After two films structured as a rise, first marked by the fall of a house and then by the birth of a messiah, Dune 3 emerges as an inverse movement, almost inevitable within the logic proposed by Frank Herbert. If the previous chapters followed the construction of a destiny, Dune: Messiah is the story of when that destiny finally demands its price.
By the end of Dune: Part Two, Paul Atreides is no longer simply an unlikely hero. He becomes emperor and leads a jihad that spreads across the universe, sustained by faith, violence, and the very idea of inevitability he helped create. Yet what once seemed like absolute control begins to reveal its fractures. It is from this point of tension that the continuation unfolds, shifting the audience’s gaze from conquest to consequence.

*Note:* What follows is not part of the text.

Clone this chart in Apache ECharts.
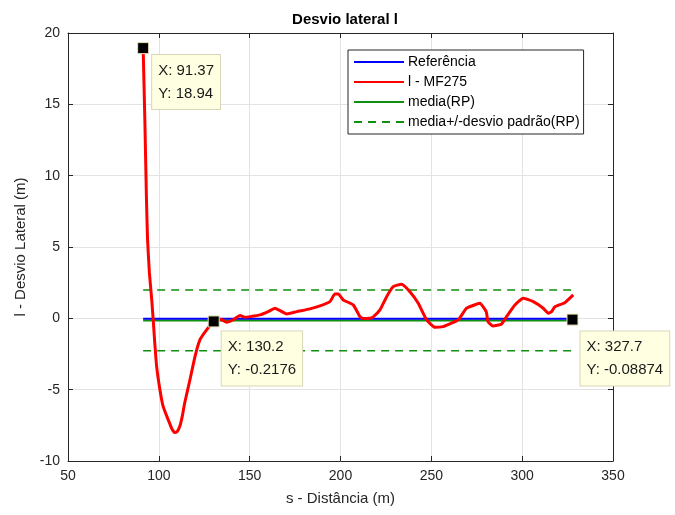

Paul’s empire begins to unravel
The promise of a leader capable of reshaping collective destiny quickly turns into a system sustained by fear and blind devotion. The jihad carried out in Paul’s name leaves billions dead and consolidates an empire that, despite its vastness, is fundamentally unstable. The prescient vision that once seemed to guarantee control over every possible future also becomes a prison, as each decision reinforces a path he would rather avoid.
There is a profound irony at the center of this transformation. Paul won every battle that mattered, and yet he lost the ability to escape what he has become.
The conspiracy to bring him down
If earlier in the saga the conflict was organized around direct disputes between houses and territories, Messiah shifts this struggle into a quieter and far more sophisticated arena. Behind the scenes, an alliance forms between the Bene Gesserit Sisterhood, the Spacing Guild, and the enigmatic Bene Tleilax, each driven by its own interests but united by the desire to end Paul’s reign.
Within this network emerges Scytale, a figure capable of manipulating identities and operating within the most fragile spaces of power. His presence goes beyond that of a conventional antagonist, as he embodies a more unsettling threat, one that does not impose itself through force, but through infiltration, distortion, and the ability to reshape reality from within.



The return of Duncan Idaho and what it reveals
Few elements in the narrative are as unsettling as the return of Duncan Idaho. Killed early in the story, he reappears as a ghola, the result of Tleilaxu experimentation, carrying the body of the warrior but not necessarily the continuity of his identity.
This return is not merely an emotional callback to the past, but a deeper inquiry into memory, identity, and manipulation. Duncan’s presence exposes how far Paul’s empire is willing to go in rewriting the nature of humanity in order to maintain power, while also confronting the emperor with a distorted version of someone who was once essential to his journey.
Chani and Paul’s inner collapse
As the empire weakens externally, Paul’s personal life deteriorates with equal intensity. His relationship with Chani becomes one of the most tragic axes of the narrative, shaped by political decisions, strategic constraints, and irreversible losses.
Intimacy no longer serves as a refuge but mirrors the same tension that defines the political landscape. In this context, Dune fully abandons any romantic idealization and reveals how power not only transforms those who wield it, but corrodes everyone around them.

When Dune stops being epic and becomes tragic
Perhaps the most significant shift in Messiah lies in its tone. The scale remains grand, but the narrative focus moves from conquest to consequence, from expansion to reflection. What was once framed as destiny begins to take on the contours of imprisonment, and the hero is no longer defined by his victories, but by his inability to escape what he helped create.
Paul Atreides is no longer just the central figure of a prophecy. He becomes a character defined by contradiction, trapped between what he has foreseen and what he is still forced to live through.
The ending that changes everything
The conclusion of Messiah brings Paul to a breaking point where power no longer represents control, but exhaustion. After losing his sight, both literally and symbolically, he steps away from the throne and walks into the desert, echoing a gesture deeply rooted in Fremen culture and in the cycle of his own story.
This is not a traditional victory, nor a complete redemption. It is, above all, a choice to withdraw, an acknowledgment that absolute control was never truly possible.

Why Dune 3 may surprise audiences
For viewers expecting a direct continuation of the epic tone of the previous films, Dune 3 may come as a surprise. The narrative becomes more introspective, more political, and more ambiguous, replacing the grandeur of ascension with the complexity of consequence.
It is precisely this shift that makes Messiah one of the most fascinating parts of the saga. By moving away from the traditional hero’s journey and confronting the implications of absolute power, the story expands its scope and evolves into a more unsettling, and ultimately more enduring, reflection on leadership, destiny, and responsibility.